Having spent two nice days in the (ex) Aral lake area and after having been forced to give up the route on small tracks direction Russia we took the decision for a non-stop 2000 km drive to Astrachan at the Caspian Sea on the main roads. The worst road conditions encountered on this voyage we experienced at night on a long leg between Kandyagash and Atyrau.
It was a relief to come back to the civilized and well functioning Russia – like coming home. The engine problems due to contaminated gasoline forced us to enjoy Volgograd and surroundings (Volgodonsk inclusive) for some additional four days.
South west Russia we quickly left behind for a pleasant stay at Hotel Garni in Minsk, Belarus, and thereafter a short stay in the cozy capital Vilnius of Lithuania. Outside Minsk the somewhat odd Stalin Line Museum (weapons) was explored.
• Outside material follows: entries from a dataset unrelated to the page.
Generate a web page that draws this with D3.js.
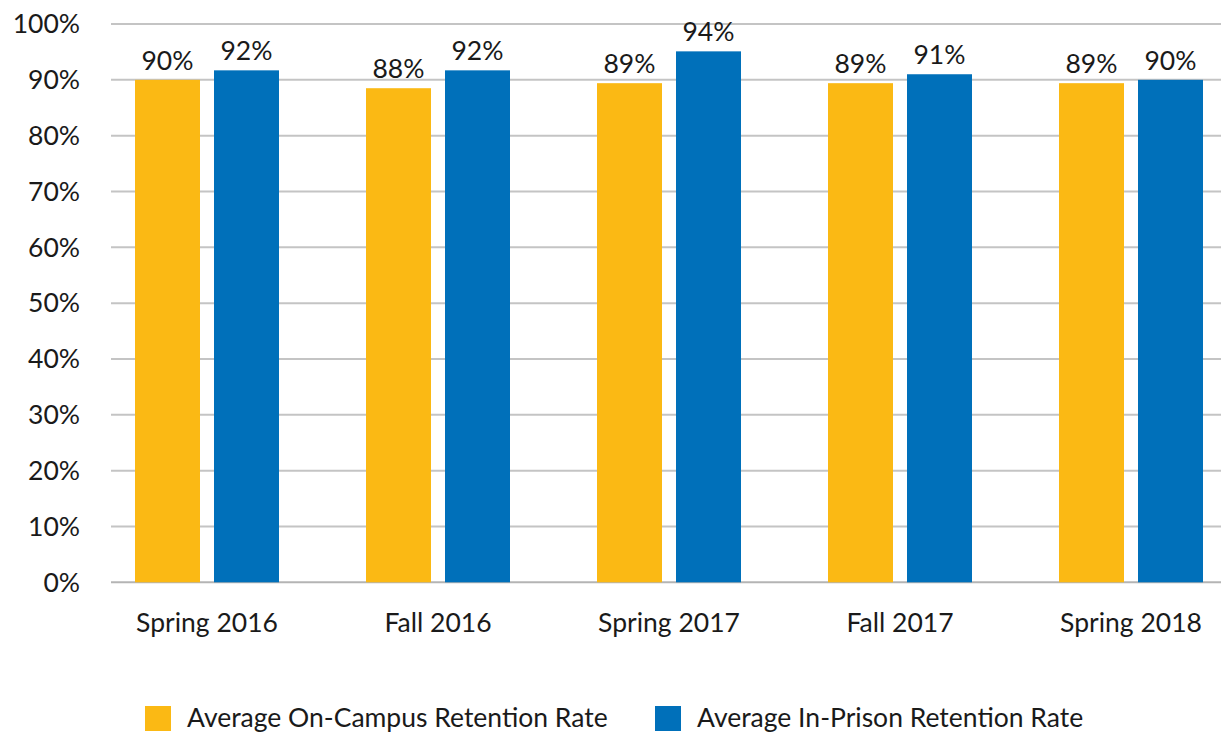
<!DOCTYPE html>
<html><head><meta charset="utf-8">
<script src="https://cdn.jsdelivr.net/npm/d3@7"></script>
<style>body{margin:0;background:#fff;} text{font-family:Lato,"Open Sans",sans-serif;fill:#1a1a1a;}</style>
</head><body>
<svg id="c" width="1221" height="736"></svg>
<script>
const categories = ["Spring 2016","Fall 2016","Spring 2017","Fall 2017","Spring 2018"];
const seriesNames = ["Average On-Campus Retention Rate","Average In-Prison Retention Rate"];
const onCampus = [0.90, 0.885, 0.894, 0.894, 0.894];
const inPrison = [0.917, 0.917, 0.951, 0.91, 0.90];
const onCampusLabels = ["90%","88%","89%","89%","89%"];
const inPrisonLabels = ["92%","92%","94%","91%","90%"];
const yTicks = [0,0.1,0.2,0.3,0.4,0.5,0.6,0.7,0.8,0.9,1.0];
const colors = ["#FBB914","#0070BA"];

const FS = 26.5;
const svg = d3.select("#c");
const y = d3.scaleLinear().domain([0,1]).range([582.3,24]);
const x = d3.scaleBand().domain(categories).range([91.5,1246.5]).paddingInner(0).paddingOuter(0);
const inner = d3.scaleBand().domain([0,1]).range([0,144]).paddingInner(14/79).paddingOuter(0);
const off = (x.bandwidth()-144)/2;

// gridlines
svg.append("g").selectAll("line").data(yTicks).join("line")
  .attr("x1",111).attr("x2",1221)
  .attr("y1",d=>y(d)).attr("y2",d=>y(d))
  .attr("stroke",d=>d===0?"#b4b4b4":"#c4c4c4").attr("stroke-width",2);

// y axis labels
svg.append("g").selectAll("text").data(yTicks).join("text")
  .attr("x",80).attr("y",d=>y(d)).attr("dy","0.35em")
  .attr("text-anchor","end").attr("font-size",FS)
  .text(d=>d3.format(".0%")(d));

const series = [
  {vals:onCampus, labels:onCampusLabels, color:colors[0]},
  {vals:inPrison, labels:inPrisonLabels, color:colors[1]}
];
series.forEach((s,si)=>{
  const g = svg.append("g");
  g.selectAll("rect").data(categories).join("rect")
    .attr("x",(c)=>x(c)+off+inner(si))
    .attr("width",inner.bandwidth())
    .attr("y",(c,i)=>y(s.vals[i]))
    .attr("height",(c,i)=>y(0)-y(s.vals[i]))
    .attr("fill",s.color);
  g.selectAll("text").data(categories).join("text")
    .attr("x",(c)=>x(c)+off+inner(si)+inner.bandwidth()/2)
    .attr("y",(c,i)=>y(s.vals[i])-10)
    .attr("text-anchor","middle").attr("font-size",FS)
    .text((c,i)=>s.labels[i]);
});

// x labels
svg.append("g").selectAll("text").data(categories).join("text")
  .attr("x",c=>x(c)+x.bandwidth()/2).attr("y",632)
  .attr("text-anchor","middle").attr("font-size",FS)
  .text(d=>d);

// legend
const legX = [145,655];
const lg = svg.append("g");
seriesNames.forEach((n,i)=>{
  lg.append("rect").attr("x",legX[i]).attr("y",706).attr("width",26).attr("height",25).attr("fill",colors[i]);
  lg.append("text").attr("x",legX[i]+42).attr("y",727).attr("font-size",FS).text(n);
});
</script>
</body></html>
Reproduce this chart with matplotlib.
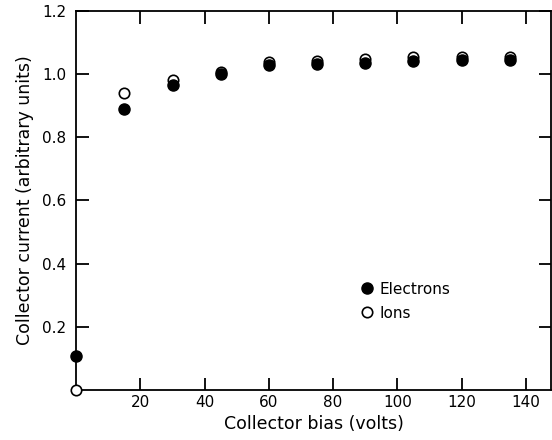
import matplotlib.pyplot as plt

# collector bias (volts)
bias = [0, 15, 30, 45, 60, 75, 90, 105, 120, 135]
electrons = [0.108, 0.891, 0.967, 0.999, 1.028, 1.031, 1.036, 1.043, 1.044, 1.044]
ions = [0.0, 0.941, 0.981, 1.008, 1.039, 1.043, 1.047, 1.053, 1.055, 1.055]

xticks = [20, 40, 60, 80, 100, 120, 140]
yticks = [0.2, 0.4, 0.6, 0.8, 1.0, 1.2]

plt.rcParams['font.family'] = ['DejaVu Sans']

fig = plt.figure(figsize=(5.52, 4.4), dpi=100)
ax = fig.add_axes([0.138, 0.114, 0.861, 0.861])

ax.plot(bias, electrons, 'o', color='black', markersize=8, clip_on=False, zorder=5, label='Electrons')
ax.plot(bias, ions, 'o', markerfacecolor='white', markeredgecolor='black', markeredgewidth=1.2,
        markersize=7.5, clip_on=False, zorder=4, label='Ions')

ax.set_xlim(0, 148)
ax.set_ylim(0, 1.2)
ax.set_xticks(xticks)
ax.set_xticklabels([str(t) for t in xticks])
ax.set_yticks(yticks)
ax.set_yticklabels(['%.1f' % t for t in yticks])
ax.tick_params(direction='in', length=9, width=1.3, top=True, right=True, labelsize=11)
ax.tick_params(axis='x', pad=4)
ax.tick_params(axis='y', pad=7)

for s in ax.spines.values():
    s.set_linewidth(1.3)

ax.set_xlabel('Collector bias (volts)', fontsize=12.5, labelpad=3)
ax.set_ylabel('Collector current (arbitrary units)', fontsize=12.5, labelpad=6)

ax.legend(loc='upper left', bbox_to_anchor=(0.567, 0.322), frameon=False, fontsize=11,
          handletextpad=0.3, labelspacing=0.6, handlelength=1.0)

fig.savefig('out.png', dpi=100)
Once again we went to Russia – not back east but westward to the ex German enclave (Königsberg), now Kaliningrad. For us the previously closed naval base Baltiysk was irresistible. We entered passing trouble free with no stops all checkpoints and doive all the way to the docks from where we were lucky to see fairly large sub coming in from the sea. Rather fascinating considering the tense geopolitical situation in the region nowadays.
Back to home
Heading back to home we drove in one day along the marvellous Curonian Lagoon (Kuriska näset) up to Klapieda in Lithuania and later to Liepaja in Latvia where we lucky to find a not overbooked ferry connection to Nynäshamn just south of Stockholm.